# [EXERCISE TASK]
Your task is to retype the lines from the opening of the material through the line that includes "const dayCount = 106;". Do not copy the pictures.

# [DATA SECTION]
[start]
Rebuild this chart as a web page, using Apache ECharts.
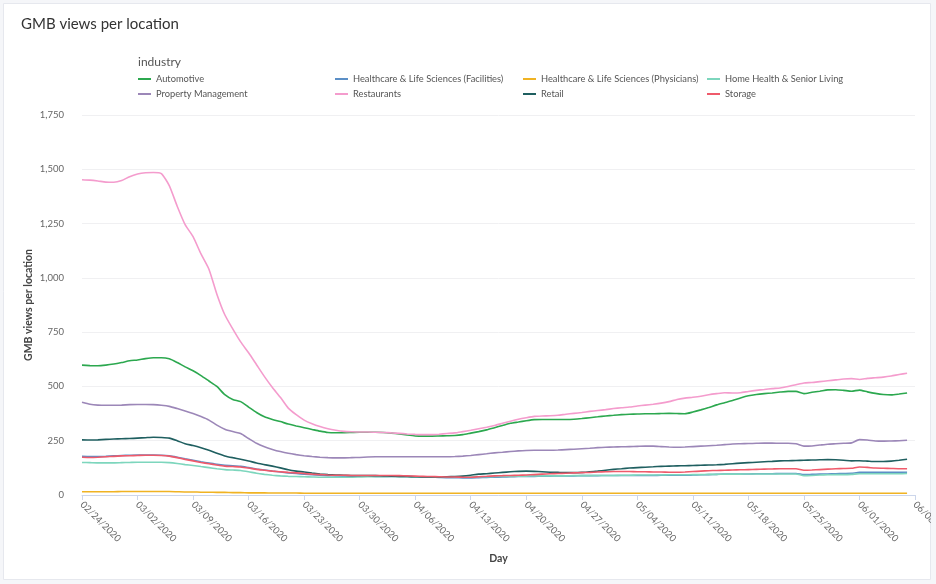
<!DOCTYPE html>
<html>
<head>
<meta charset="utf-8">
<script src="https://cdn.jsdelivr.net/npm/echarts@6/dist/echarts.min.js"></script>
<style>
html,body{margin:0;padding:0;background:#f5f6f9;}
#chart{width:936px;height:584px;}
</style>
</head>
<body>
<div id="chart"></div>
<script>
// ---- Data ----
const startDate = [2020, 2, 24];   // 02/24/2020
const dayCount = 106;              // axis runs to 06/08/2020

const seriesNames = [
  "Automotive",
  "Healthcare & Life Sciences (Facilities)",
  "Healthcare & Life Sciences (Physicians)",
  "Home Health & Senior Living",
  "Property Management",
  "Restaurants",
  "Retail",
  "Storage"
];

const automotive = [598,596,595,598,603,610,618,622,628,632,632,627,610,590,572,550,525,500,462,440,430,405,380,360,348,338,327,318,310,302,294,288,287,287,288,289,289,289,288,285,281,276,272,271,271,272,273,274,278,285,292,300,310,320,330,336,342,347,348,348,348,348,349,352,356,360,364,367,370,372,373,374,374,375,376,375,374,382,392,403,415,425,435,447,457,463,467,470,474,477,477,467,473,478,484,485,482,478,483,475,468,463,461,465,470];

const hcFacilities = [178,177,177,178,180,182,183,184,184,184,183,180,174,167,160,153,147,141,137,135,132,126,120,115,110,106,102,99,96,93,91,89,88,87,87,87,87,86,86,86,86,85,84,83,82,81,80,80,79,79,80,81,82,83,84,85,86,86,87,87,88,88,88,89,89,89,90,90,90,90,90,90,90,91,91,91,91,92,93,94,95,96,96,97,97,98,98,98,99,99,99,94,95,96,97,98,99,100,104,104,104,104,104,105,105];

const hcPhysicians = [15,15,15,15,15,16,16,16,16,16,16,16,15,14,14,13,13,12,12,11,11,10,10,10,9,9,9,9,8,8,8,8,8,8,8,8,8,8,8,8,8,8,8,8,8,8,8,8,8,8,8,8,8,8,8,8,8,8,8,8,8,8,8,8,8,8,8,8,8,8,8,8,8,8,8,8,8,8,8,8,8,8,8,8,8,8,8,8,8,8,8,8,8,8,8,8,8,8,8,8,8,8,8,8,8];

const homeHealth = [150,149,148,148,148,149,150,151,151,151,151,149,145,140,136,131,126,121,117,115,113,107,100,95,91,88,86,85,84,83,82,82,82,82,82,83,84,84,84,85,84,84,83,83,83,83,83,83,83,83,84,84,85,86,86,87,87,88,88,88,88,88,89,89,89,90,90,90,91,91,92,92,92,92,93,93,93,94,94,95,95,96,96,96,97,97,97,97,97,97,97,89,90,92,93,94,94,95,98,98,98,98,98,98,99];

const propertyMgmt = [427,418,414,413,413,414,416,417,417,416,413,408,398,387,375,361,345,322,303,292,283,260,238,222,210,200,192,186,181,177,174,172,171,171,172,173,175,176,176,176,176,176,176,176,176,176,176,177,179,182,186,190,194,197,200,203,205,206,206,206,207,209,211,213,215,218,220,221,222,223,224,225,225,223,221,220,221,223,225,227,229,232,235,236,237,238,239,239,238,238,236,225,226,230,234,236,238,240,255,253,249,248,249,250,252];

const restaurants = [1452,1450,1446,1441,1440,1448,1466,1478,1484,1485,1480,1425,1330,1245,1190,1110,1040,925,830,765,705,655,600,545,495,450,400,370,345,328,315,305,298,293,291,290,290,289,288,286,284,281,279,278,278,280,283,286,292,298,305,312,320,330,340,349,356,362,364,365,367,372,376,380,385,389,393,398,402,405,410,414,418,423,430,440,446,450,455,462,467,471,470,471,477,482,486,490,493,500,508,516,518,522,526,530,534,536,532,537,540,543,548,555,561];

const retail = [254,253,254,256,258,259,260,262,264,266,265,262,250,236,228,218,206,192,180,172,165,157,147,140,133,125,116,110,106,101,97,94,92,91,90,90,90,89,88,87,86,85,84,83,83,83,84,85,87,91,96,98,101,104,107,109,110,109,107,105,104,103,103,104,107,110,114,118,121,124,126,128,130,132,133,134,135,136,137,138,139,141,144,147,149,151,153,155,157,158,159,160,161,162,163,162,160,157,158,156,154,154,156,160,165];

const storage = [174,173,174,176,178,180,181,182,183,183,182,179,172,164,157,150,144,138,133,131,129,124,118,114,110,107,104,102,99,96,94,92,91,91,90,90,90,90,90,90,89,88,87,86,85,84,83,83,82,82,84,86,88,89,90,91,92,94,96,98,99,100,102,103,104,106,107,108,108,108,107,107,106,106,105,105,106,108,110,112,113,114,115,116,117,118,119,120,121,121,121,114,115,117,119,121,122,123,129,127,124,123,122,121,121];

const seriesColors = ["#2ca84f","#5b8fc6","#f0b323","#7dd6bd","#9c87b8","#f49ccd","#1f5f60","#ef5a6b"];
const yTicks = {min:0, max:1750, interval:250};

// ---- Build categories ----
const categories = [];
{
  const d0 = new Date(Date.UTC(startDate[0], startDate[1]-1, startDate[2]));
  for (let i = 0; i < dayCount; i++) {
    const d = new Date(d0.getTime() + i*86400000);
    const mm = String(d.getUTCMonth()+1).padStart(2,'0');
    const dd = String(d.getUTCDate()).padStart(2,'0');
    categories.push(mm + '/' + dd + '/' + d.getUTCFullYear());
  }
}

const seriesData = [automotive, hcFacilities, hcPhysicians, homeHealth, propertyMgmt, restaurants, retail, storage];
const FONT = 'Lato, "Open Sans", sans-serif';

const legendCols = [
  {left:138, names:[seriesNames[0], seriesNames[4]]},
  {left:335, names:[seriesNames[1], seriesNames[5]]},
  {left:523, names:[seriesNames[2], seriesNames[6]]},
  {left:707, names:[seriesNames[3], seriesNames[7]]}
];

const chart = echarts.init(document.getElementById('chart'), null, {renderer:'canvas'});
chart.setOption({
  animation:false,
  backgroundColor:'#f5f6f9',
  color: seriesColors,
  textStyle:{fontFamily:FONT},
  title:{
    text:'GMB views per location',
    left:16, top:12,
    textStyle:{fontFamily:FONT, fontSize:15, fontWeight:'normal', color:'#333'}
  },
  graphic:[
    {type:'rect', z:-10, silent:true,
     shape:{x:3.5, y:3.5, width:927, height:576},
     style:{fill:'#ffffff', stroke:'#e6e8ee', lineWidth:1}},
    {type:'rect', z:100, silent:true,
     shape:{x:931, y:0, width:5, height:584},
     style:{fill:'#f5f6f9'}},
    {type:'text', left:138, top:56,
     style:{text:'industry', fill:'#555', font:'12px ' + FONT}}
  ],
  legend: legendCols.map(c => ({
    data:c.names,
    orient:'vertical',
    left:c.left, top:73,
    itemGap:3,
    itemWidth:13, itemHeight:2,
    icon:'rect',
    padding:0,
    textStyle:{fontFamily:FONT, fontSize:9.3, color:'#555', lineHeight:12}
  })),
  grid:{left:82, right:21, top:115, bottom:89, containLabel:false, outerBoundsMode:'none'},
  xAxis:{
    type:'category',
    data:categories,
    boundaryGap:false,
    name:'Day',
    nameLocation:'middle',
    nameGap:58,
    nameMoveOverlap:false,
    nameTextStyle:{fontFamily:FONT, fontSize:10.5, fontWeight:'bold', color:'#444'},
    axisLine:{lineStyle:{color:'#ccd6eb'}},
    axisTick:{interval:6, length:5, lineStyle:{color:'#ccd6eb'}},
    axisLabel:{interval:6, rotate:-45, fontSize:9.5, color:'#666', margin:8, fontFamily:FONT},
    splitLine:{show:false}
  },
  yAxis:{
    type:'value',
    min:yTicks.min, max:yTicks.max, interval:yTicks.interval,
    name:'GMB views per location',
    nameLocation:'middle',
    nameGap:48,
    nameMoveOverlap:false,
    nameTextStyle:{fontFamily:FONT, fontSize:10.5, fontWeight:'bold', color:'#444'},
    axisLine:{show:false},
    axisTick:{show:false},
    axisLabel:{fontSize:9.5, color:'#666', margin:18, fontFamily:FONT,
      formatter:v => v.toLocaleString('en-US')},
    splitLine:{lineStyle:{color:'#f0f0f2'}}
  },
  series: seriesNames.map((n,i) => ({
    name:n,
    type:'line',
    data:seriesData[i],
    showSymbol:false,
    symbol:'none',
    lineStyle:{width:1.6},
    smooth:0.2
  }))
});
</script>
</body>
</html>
[end]
# [TASK RESULT]
Rebuild this chart as a web page, using Apache ECharts.
<!DOCTYPE html>
<html>
<head>
<meta charset="utf-8">
<script src="https://cdn.jsdelivr.net/npm/echarts@6/dist/echarts.min.js"></script>
<style>
html,body{margin:0;padding:0;background:#f5f6f9;}
#chart{width:936px;height:584px;}
</style>
</head>
<body>
<div id="chart"></div>
<script>
// ---- Data ----
const startDate = [2020, 2, 24];   // 02/24/2020
const dayCount = 106;              // axis runs to 06/08/2020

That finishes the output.